BP08 House Winning Scheme: Tenant Unit Perspective

The tenant’s main space, high in the house. Rendering by J. Haferd.

Warm, warmer, DISCO

Last night, against six other groups, my group won the 2008 Yale Building Project. For the next few weeks our house goes through revision hell. This summer, our house goes up. This is all freakin’ awesome. [Almost] no one in our group thought we would actually win—we figured we might get, at best, 2nd or 3rd. Then we had one of the best reviews I’ve ever had, a review where the critics slowly outlined why our project made a big heap of sense. That was absolutely, super sweet.

They agreed that anyone seeking to spoil the Games should be silenced

From the IHT, “Sympathy from China, but not for the Tibetans“:

If the government takes harsh measures to crack down on protesters, of course I support that. This is an issue of national pride and national esteem. The Olympics are our best opportunity for the outside world to see how far we’ve come. (emphasis mine)

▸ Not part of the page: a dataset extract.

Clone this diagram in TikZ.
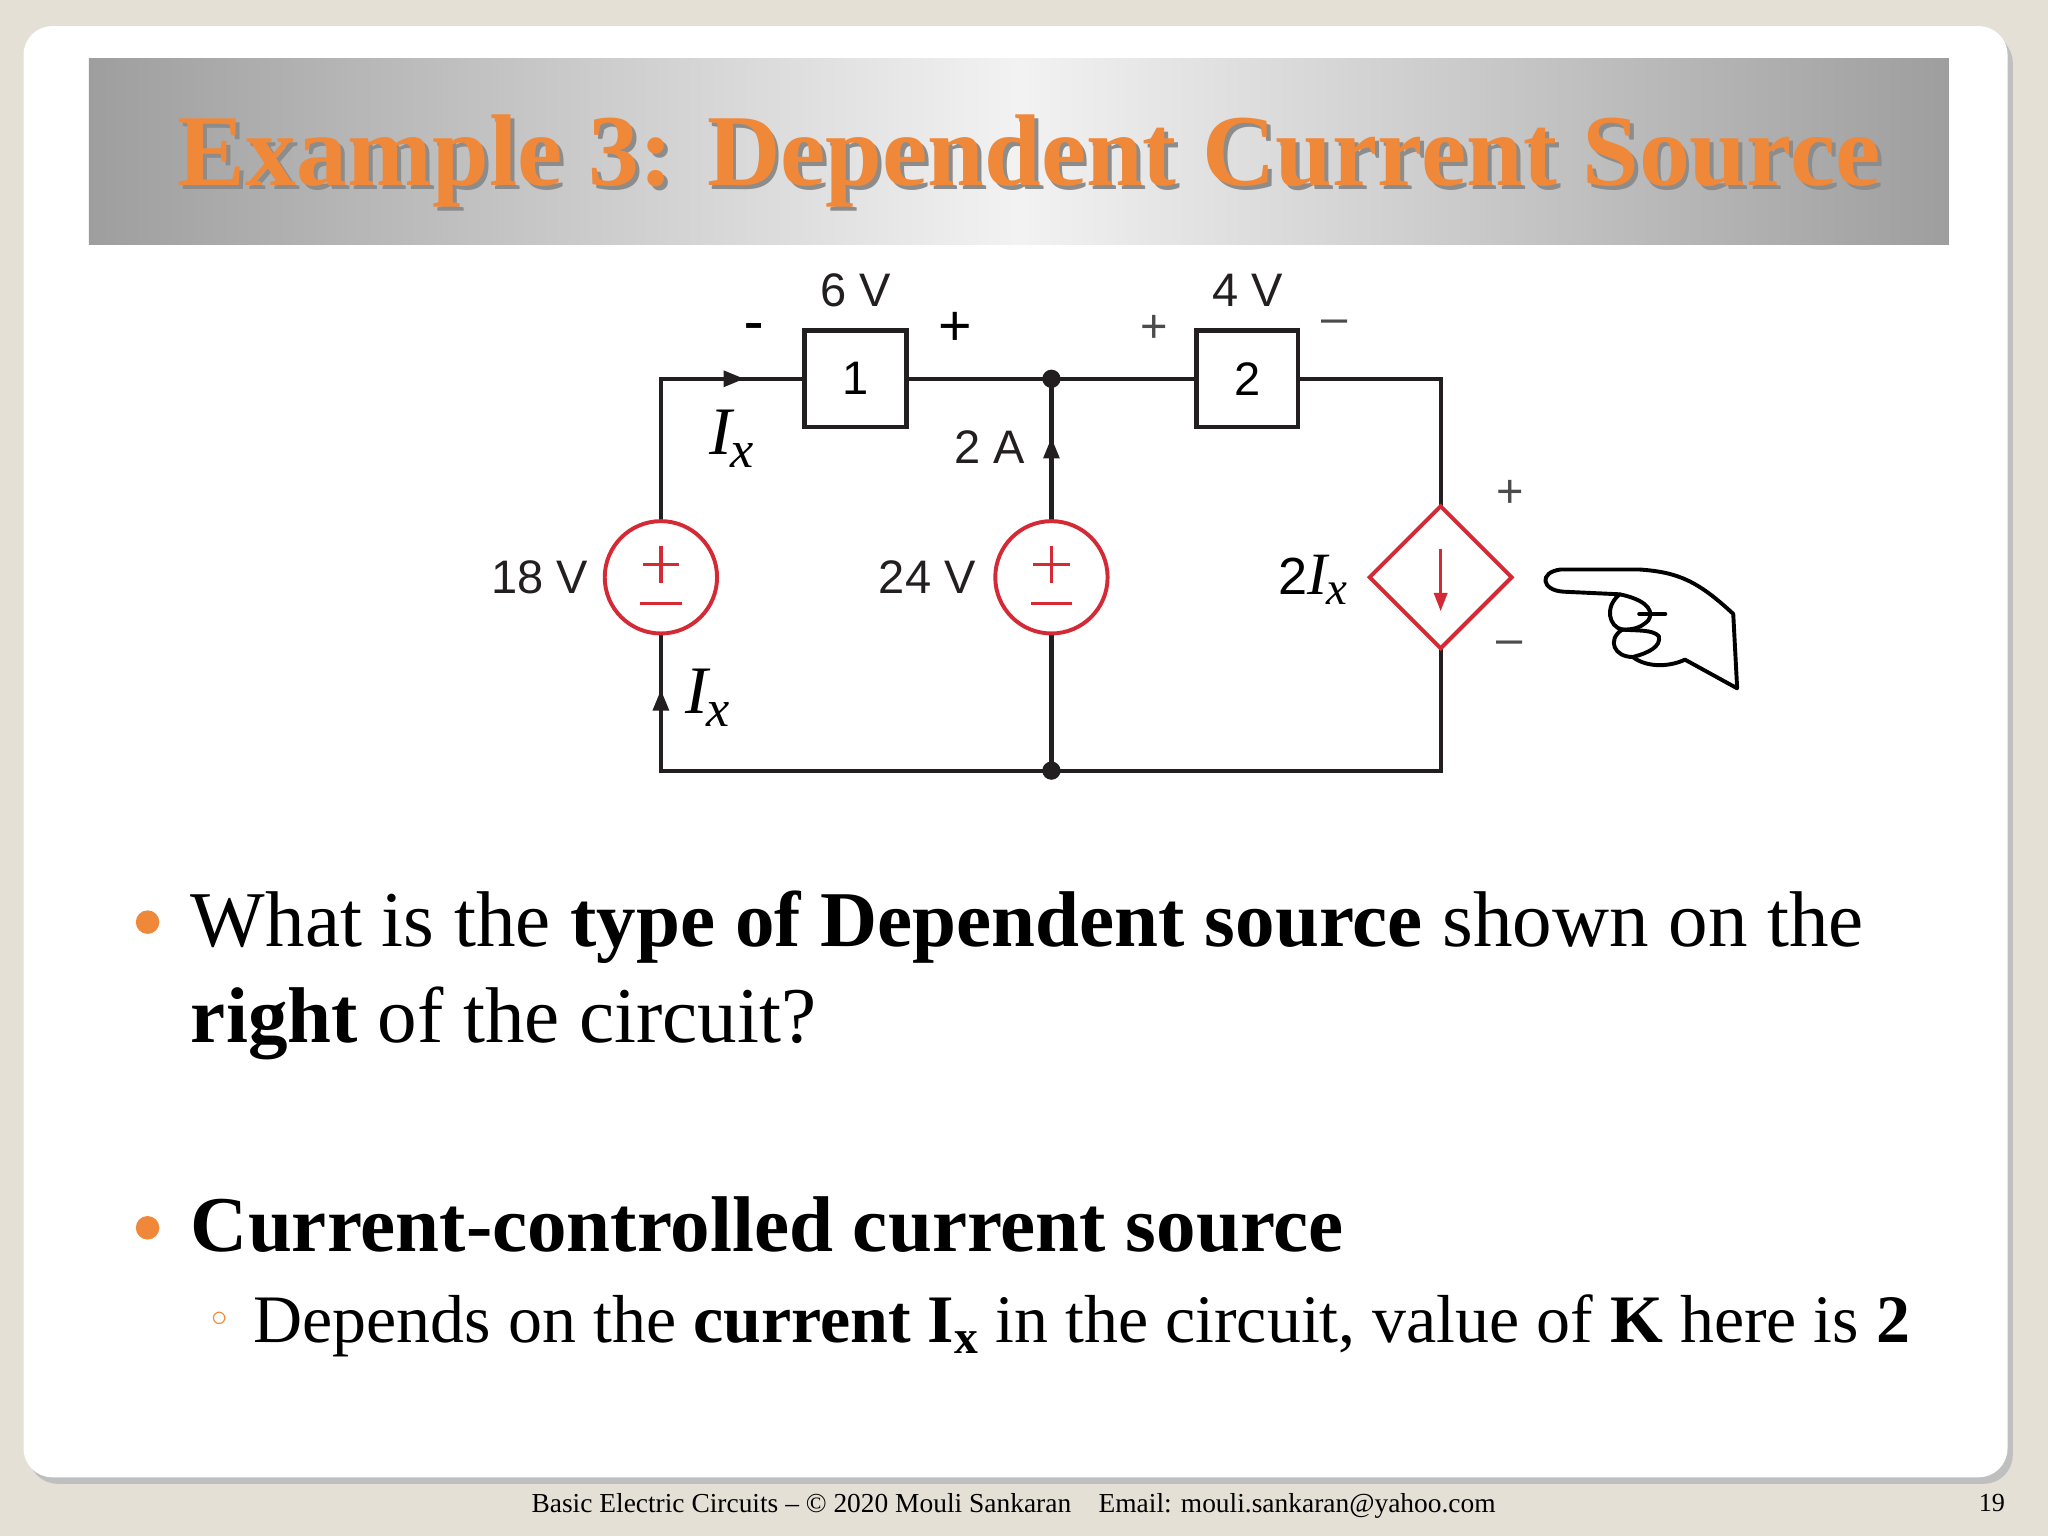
\documentclass[tikz,border=0pt]{standalone}
\usepackage{fontspec}
\setmainfont{Liberation Serif}
\newfontfamily\cirf{Liberation Sans}
\usetikzlibrary{arrows.meta,shapes.geometric,shadows}
\definecolor{frame}{HTML}{E4E0D6}
\definecolor{ttl}{HTML}{F0883A}
\definecolor{srcred}{HTML}{D42A36}
\definecolor{wire}{HTML}{231F20}
\tikzset{
 wr/.style={draw=wire,line width=3.2pt},
 bx/.style={draw=wire,line width=3.2pt,fill=white,minimum width=78pt,minimum height=74pt,inner sep=0pt,font=\cirf\fontsize{36}{36}\selectfont},
 src/.style={circle,draw=srcred,line width=3pt,fill=white,minimum size=86pt,inner sep=0pt},
 lbl/.style={font=\cirf\fontsize{36}{36}\selectfont,text=wire},
 dot/.style={circle,fill=wire,inner sep=0pt,minimum size=14pt},
 body/.style={font=\fontsize{60.5}{62}\selectfont,anchor=base west,inner sep=0pt},
 ix/.style={font=\itshape\fontsize{52}{52}\selectfont,anchor=base},
}
\begin{document}
\begin{tikzpicture}[x=1pt,y=-1pt]
\useasboundingbox (0,0) rectangle (1568,1176);
\fill[frame] (0,0) rectangle (1568,1176);
\fill[black!25,rounded corners=22pt] (22,26) rectangle (1541,1136);
\fill[white,rounded corners=22pt] (18,20) rectangle (1537,1131);
% title banner
\shade[left color=black!38,right color=black!38,middle color=black!5] (68,45) rectangle (1492,187);
\node[font=\bfseries\fontsize{78}{80}\selectfont,text=black!45,anchor=base] at (791,145) {Example 3: Dependent Current Source};
\node[font=\bfseries\fontsize{78}{80}\selectfont,text=ttl,anchor=base] (title) at (788,142) {Example 3: Dependent Current Source};
% circuit
\coordinate (tl) at (506,290); \coordinate (tm) at (805,290); \coordinate (tr) at (1103,290);
\coordinate (bl) at (506,590); \coordinate (bm) at (805,590); \coordinate (br) at (1103,590);
\draw[wr] (tl) -- (tr) -- (br) -- (bl) -- cycle;
\draw[wr] (tm) -- (bm);
\node[bx] (b1) at (655,290) {1};
\node[bx] (b2) at (955,290) {2};
\node[src] (s1) at (506,442) {};
\node[src] (s2) at (805,442) {};
\foreach \s in {s1,s2}{
 \draw[srcred,line width=2.5pt] ([yshift=24pt]\s.center) -- ([yshift=-4pt]\s.center) ([xshift=-14pt,yshift=10pt]\s.center) -- ([xshift=14pt,yshift=10pt]\s.center);
 \draw[srcred,line width=2.5pt] ([xshift=-16pt,yshift=-20pt]\s.center) -- ([xshift=16pt,yshift=-20pt]\s.center);}
\node[diamond,draw=srcred,line width=3pt,fill=white,minimum size=110pt,inner sep=0pt] (d) at (1103,442) {};
\draw[srcred,line width=2.5pt,-{Triangle[length=14pt,width=10pt]}] ([yshift=22pt]d.center) -- ([yshift=-26pt]d.center);
\node[dot] (n1) at (tm) {}; \node[dot] (n2) at (bm) {};
\draw[wire,-{Triangle[length=16pt,width=12pt]},line width=3pt] (540,290) -- (570,290);
\draw[wire,-{Triangle[length=16pt,width=12pt]},line width=3pt] (805,360) -- (805,335);
\draw[wire,-{Triangle[length=16pt,width=12pt]},line width=3pt] (506,555) -- (506,528);
% labels
\node[lbl] at (655,222) {6 V};
\node[lbl] at (955,222) {4 V};
\node[font=\fontsize{44}{44}\selectfont\bfseries] at (577,254) {-};
\node[font=\cirf\fontsize{44}{44}\selectfont] at (731,252) {+};
\node[font=\cirf\fontsize{36}{36}\selectfont,text=black!70] at (884,252) {+};
\node[font=\cirf\fontsize{36}{36}\selectfont,text=black!70] at (1022,250) {–};
\node[ix] at (560,348) {I\kern-1pt\raisebox{-10pt}{\fontsize{40}{40}\selectfont x}};
\node[ix] at (542,546) {I\kern-1pt\raisebox{-10pt}{\fontsize{40}{40}\selectfont x}};
\node[lbl] at (758,342) {2 A};
\node[lbl] at (413,442) {18 V};
\node[lbl] at (710,442) {24 V};
\node[anchor=base,font=\cirf\fontsize{40}{40}\selectfont] at (1005,455) {2{\rmfamily\itshape\fontsize{46}{46}\selectfont I\kern-1pt\raisebox{-8pt}{\fontsize{36}{36}\selectfont x}}};
\node[font=\cirf\fontsize{36}{36}\selectfont,text=black!70] at (1156,378) {+};
\node[font=\cirf\fontsize{36}{36}\selectfont,text=black!70] at (1156,496) {–};
% hand
\begin{scope}[line width=3pt,line join=round,line cap=round]
\draw[fill=white] (1330,527) -- (1327,470) .. controls (1300,445) and (1285,438) .. (1255,436) -- (1195,436) .. controls (1178,438) and (1180,452) .. (1197,453) -- (1240,455) .. controls (1228,465) and (1232,480) .. (1242,482) .. controls (1230,490) and (1236,503) .. (1250,503) .. controls (1262,512) and (1280,510) .. (1290,505) -- (1330,527);
\draw (1240,455) .. controls (1255,458) and (1268,465) .. (1262,475) .. controls (1255,482) and (1248,482) .. (1242,482);
\draw (1250,503) .. controls (1262,500) and (1272,495) .. (1270,487) .. controls (1265,482) and (1255,483) .. (1242,482);
\draw (1255,470) -- (1275,470);
\end{scope}
% text
\fill[ttl] (113,706) circle (9pt);
\node[body] (q1) at (146,725) {What is the \textbf{type of Dependent source} shown on the};
\node[body] (q2) at (146,798) {\textbf{right} of the circuit?};
\fill[ttl] (113,940) circle (9pt);
\node[body] (a1) at (146,958) {\textbf{Current-controlled current source}};
\node[font=\fontsize{30}{30}\selectfont,text=ttl] at (168,1010) {$\circ$};
\node[body,font=\fontsize{52}{52}\selectfont] (a2) at (194,1028) {Depends on the \textbf{current I\textsubscript{x}} in the circuit, value of \textbf{K} here is \textbf{2}};
\node[font=\fontsize{21}{21}\selectfont,anchor=base] (ft) at (776,1158) {Basic Electric Circuits – © 2020 Mouli Sankaran\quad Email: mouli.sankaran@yahoo.com};
\node[font=\fontsize{20}{20}\selectfont,anchor=base] (pg) at (1525,1157) {19};
\end{tikzpicture}
\end{document}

China needs to recognize that progress comes in more than economic terms. “None of the dozens who were interviewed acknowledged a contradiction between their desire for China’s acceptance as an equal among modern nations and the government’s suppression of dissent.” That’s exactly why the West treats China more as an opportunity than as a colleague: it’s not for lack of money, it’s for lack of civil society, for lack of human rights, for lack of the ability to speak one’s mind without being assaulted or arrested. The ability to see criticism of one’s country as complementary rather than contradictorary to national pride is absolutely fundamental—you love your country when you want to improve it, not when you ignore its faults.

The Olympic Games demonstrate the result of a culture of willful ignorance: a complete inability of China’s majority to see China as others see it, and moreover a desire to silence rather than understand what others are saying. They’re blind to what others clearly see: the blatant, revolting contradiction between the open spirit of the Olympic Games and the authoritarian policies of the Chinese government. Rather, they ascribe it to jealousy, the idea that the rest of the world is merely jealous of China’s success and, gee, we’ll show them with our single-minded nationalism and knee-jerk hatred of all dissenters.

Simplicity in Architecture

My Building Project group set out to design a “simple” house, and we completely failed. We got the opposite. We had a helpful but somewhat disastrous mid-review, and over the last few days I’ve been thinking about why. More importantly, I’ve been thinking about what the hell it actually means for architecture to be simple.

There’s formal simplicity, where the building looks simple. This is what Minimalism is. I’d argue that it’s a more shallow form of simplicity because it’s largely aesthetic—Minimalism doesn’t necessarily have a programmatic payoff. There’s little programmatic genius in a Minimalist building: its simplicity comes from ignoring architectural variables, from ignoring certain aspects of functionality, what reduction to a building’s “necessary elements” really means. In other words, Minimalism comes from making an architectural problem easier by simplifying the problem. John Pawson’s work is a good example of this.

Then there’s architecture that comes from an efficiency of “moves”—i.e., design decisions. To me that defines a class of really great design: buildings that address multiple issues with the fewest moves possible, as opposed to a building that’s the sum of individual moves addressing individual issues. The former reveals a sort of diligent genius; the latter’s sloppy, lazy, and unnecessarily complex. David Adjaye’s work is a pretty good example of this.

I think I want the latter.

The Building Project is unbelievably, outstandingly educational in a very frustrating and almost painful, completely unpredictable sort of way. I feel like I’ve learned more about architecture in the last few weeks, working with my groupmates, trying to get together a house, then I’ve learned in the last eight studios combined. It really is the right reason to come to Yale.